A PONTIAC AND A BIG WHITE DOG
Connie acknowledges that witty side of her husband. She particularly chuckles at how George had many in their town fooled when he drove about in his turquoise blue, white topped 1957 Pontiac, with a big furry white dog sticking halfway out the back window. When he stopped at the light, the dog would sometimes bark. To anyone, it was a picture of a man who couldn’t be parted from his beloved pooch. The truth is, it wasn’t. It was a stuffed dog with a mechanical bark, and it stayed in the back seat when George went into the house.
“He found that dog at a garage sale and he put it in the back of the car. With its head out of the window, hair blowing and perfectly-timed bark, it looked real. Do you know how many people thought that dog was real?” Connie recalled amusedly.
George didn’t have a name for his mechanical mutt. But if he did, he’d have probably called it “Gus”, says daughter Kim.
“My Dad called all creatures Gus,” she adds, and that applied to the guinea pigs, white mice and cats reared by the family.
The faux pooch in the backseat was proof of the quirky humor Chief Schoenrock sometimes displayed. The car, though, was something else. If there was something he loved as much as Connie, the kids and firefighting, it had to be that Pontiac.
“It was the first new car he ever bought, before we got married,” Connie recalls.
“We drove to Wisconsin, looked at the car, and had it shipped back on a carriage. We used the car as our honeymoon car as well as we didn’t have limousines then. George also belonged to the Pontiac club and drove that car to every auto show they had.”
WEDDED TO THE FIREHOUSE, TILL THE END
Indeed, George was full of life. Even toward the end, when he was terminally ill, he acted as though everything was fine.
It was a difficult time for Connie as she had to keep his illness mostly to herself.
“He had bladder cancer but he convinced me to keep it a secret,” she said.
“He went through chemos, surgeries but the cancer just spread.

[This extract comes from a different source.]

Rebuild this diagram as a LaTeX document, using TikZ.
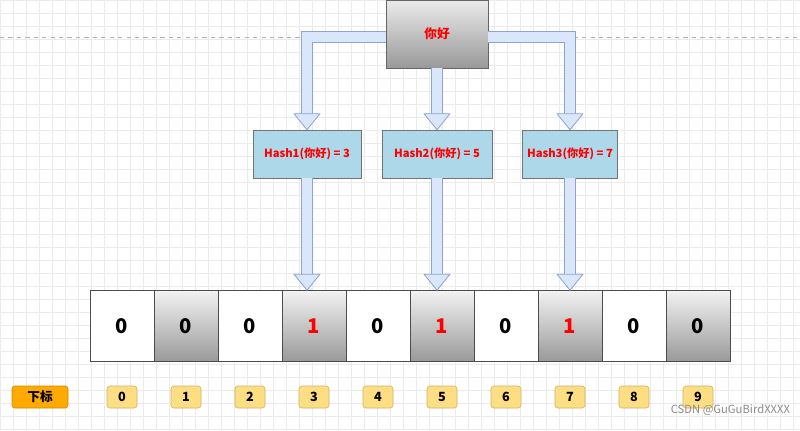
\documentclass[tikz,border=0pt]{standalone}
\usepackage{fontspec}
\setmainfont{Noto Sans CJK SC}
\usetikzlibrary{positioning}
\definecolor{arrowline}{RGB}{140,165,215}
\definecolor{arrowfill}{RGB}{218,230,250}
\definecolor{hashfill}{RGB}{172,216,234}
\definecolor{idxfill}{RGB}{253,222,130}
\definecolor{keyfill}{RGB}{255,170,0}
\tikzset{
  cell/.style={draw=black!70, minimum width=64*0.025cm, minimum height=71*0.025cm, inner sep=0pt, font=\bfseries\Large},
  shaded cell/.style={cell, top color=black!5, bottom color=black!40},
  hashbox/.style={draw=black!55, fill=hashfill, minimum width=#1*0.025cm, minimum height=48*0.025cm, font=\bfseries\footnotesize, text=red},
  idx/.style={draw=idxfill!80!black, fill=idxfill, rounded corners=2pt, minimum width=30*0.025cm, minimum height=22*0.025cm, inner sep=0pt, font=\bfseries\small},
  fat/.style={draw=arrowline, double=arrowfill, double distance=10*0.025cm, line width=0.6pt, shorten >=15*0.025cm},
  fathead/.style={draw=arrowline, fill=arrowfill, line width=0.6pt, line join=round}
}
\newcommand\headat[1]{\draw[fathead] (#1) -- ++(-13,-16) -- ++(26,0) -- cycle;}
\begin{document}
\begin{tikzpicture}[x=0.025cm, y=-0.025cm]
  \useasboundingbox (0,0) rectangle (800,430);
  % background grid
  \draw[black!8, step=13*0.025cm] (0,0) grid (800,430);
  \draw[black!30, dashed] (0,37) -- (800,37);
  % source word
  \node[draw=black!60, top color=black!8, bottom color=black!40, minimum width=102*0.025cm, minimum height=68*0.025cm, font=\bfseries\small, text=red] (src) at (437,34) {你好};
  % hash functions
  \node[hashbox=108] (h1) at (307,154) {Hash1(你好) = 3};
  \node[hashbox=110] (h2) at (437,154) {Hash2(你好) = 5};
  \node[hashbox=92] (h3) at (570,154) {Hash3(你好) = 7};
  % bit array
  \foreach \i/\v in {0/0,1/0,2/0,3/1,4/0,5/1,6/0,7/1,8/0,9/0} {
    \pgfmathparse{int(mod(\i,2))}
    \ifnum\pgfmathresult=0
      \node[cell, fill=white] (c\i) at (122+64*\i,326) {\v};
    \else
      \node[shaded cell] (c\i) at (122+64*\i,326) {\ifnum\v=1\textcolor{red}{\v}\else\v\fi};
    \fi
    \node[idx] (i\i) at (122+64*\i,397) {\i};
  }
  \node[idx, fill=keyfill, draw=keyfill!80!black, minimum width=56*0.025cm] (key) at (40,397) {下标};
  % fat arrows
  \draw[fat] ([yshift=-2]src.west) -| (h1.north); \headat{h1.north}
  \draw[fat] (src.south) -- (h2.north); \headat{h2.north}
  \draw[fat] ([yshift=-2]src.east) -| (h3.north); \headat{h3.north}
  \draw[fat] (h1.south) -- (h1.south |- c3.north) coordinate (t1); \headat{t1}
  \draw[fat] (h2.south) -- (h2.south |- c5.north) coordinate (t2); \headat{t2}
  \draw[fat] (h3.south) -- (h3.south |- c7.north) coordinate (t3); \headat{t3}
  \node[text=black!45, font=\footnotesize, anchor=east] (mark) at (795,410) {CSDN @GuGuBirdXXXX};
\end{tikzpicture}
\end{document}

He wouldn’t let me tell anybody, so in the end it came very much as a shock to everybody.”
She wasn’t sure whether it was because George didn’t want any sympathy or because he feared being taken away from the other thing he was wedded to — his firehouse.
“I told him: ‘Sooner or later, they’re going to suspect something because your work is slowing down’. And some of the firefighters in his company thought he was slowing a little but they thought it was age, not anything more.”
Schoendorf was one of those who sensed something was different.
“Obviously there were moments in his last six months when he was slowing down a little,” the deputy fire chief said. “But there were never really any signs that he was sick or anything like that. He just kept showing up. The ‘old faithful’, that’s what I called him.”
Mayor Gonnelli also rues not witnessing any frailty in George until it was too late. “I noticed he kind of lost weight. There was some indication of that. But everyday that I saw him, I saluted him and he saluted me back.”
George Robert Schoenrock passed away in hospital on Halloween 2020.
“He did not suffer. He was not uncomfortable. And he went as peacefully as anybody could. And we let him go because we loved him.”
Secaucus salutes its favorite firefighting son, and wishes him eternal peace.